Today, we’re launching season three of our podcast “Views on First: Speech & the Border,” exploring the ways our government uses the border as a justification for censorship and surveillance. While we conceived of this season long before last week’s election, the specter of a second Trump administration makes these conversations all the more urgent. 

Hosted by Knight Institute attorneys, including George Wang, Anna Diakun, Ramya Krishnan, and Alex Abdo, “Speech & the Border” considers the ways our government uses its expansive authority over the border to control the exchange of information and ideas. Episodes feature conversations with scholars, journalists, filmmakers, and activists whose work has focused on or whose lives have been shaped by government censorship or surveillance at the border. 

In the episode that dropped today—What are we so afraid of?—George Wang talks to lawyer and historian Julia Rose Kraut about the history of ideological exclusion and the government’s authority to bar individuals from the country on the basis of their speech, beliefs, and associations. Illustrating how these policies continue to bear on noncitizens today, immigration activist Ravi Ragbir shares his ongoing fight with Immigration and Customs Enforcement’s attempts to target him for deportation based on his activism and organizing, a fight that started during President Trump’s first term. 

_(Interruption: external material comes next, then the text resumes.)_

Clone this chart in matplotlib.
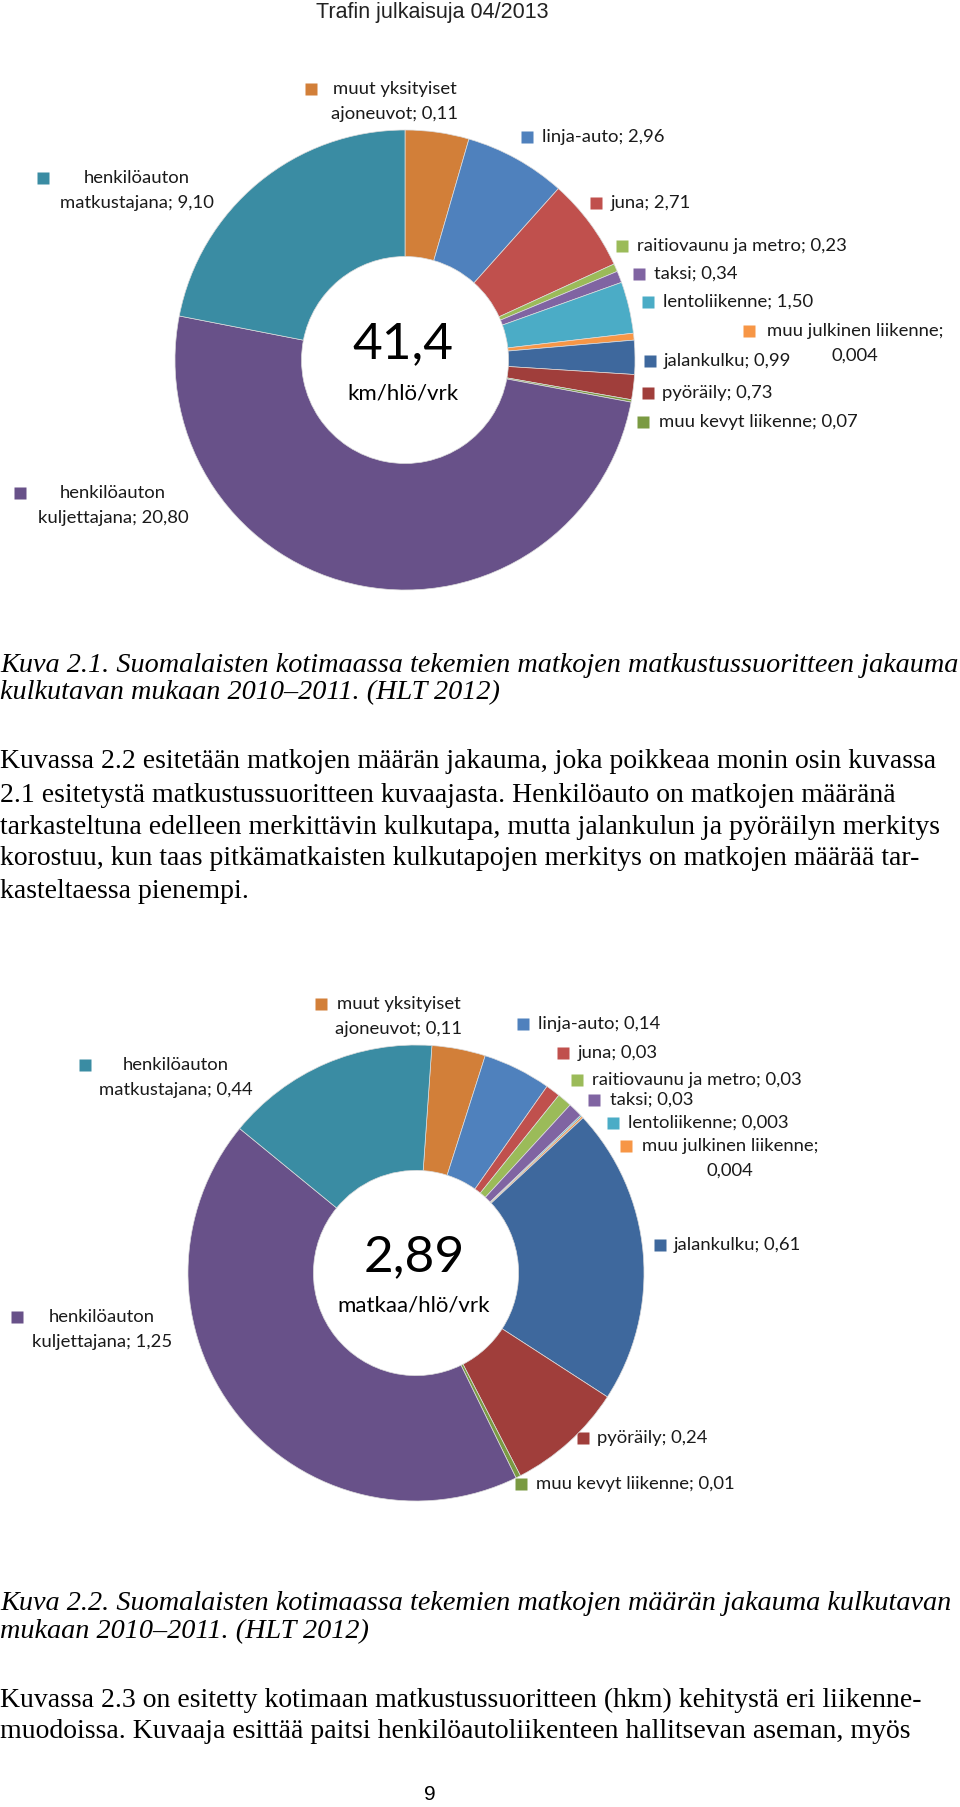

Future episodes will explore government surveillance of visa applicants’ social media; the search of travelers’ laptops and cellphones; the limitation of Americans’ right to engage with foreign speakers and to access foreign communications platforms; and the ways that foreign governments reach across borders to surveil and suppress the speech of journalists and dissidents. Future guests will include Joseph Cox (404 Media) and Faiza Patel (Brennan Center); Stephanie Krent (Knight Institute) and Akram Shibly (Filmmaker); Anupam Chander (Georgetown Law) and Meredith Whittaker (Signal Foundation); and Carlos Dada (El Faro), Nelson Rauda Zablah (El Faro), and John Scott-Railton (Citizen Lab).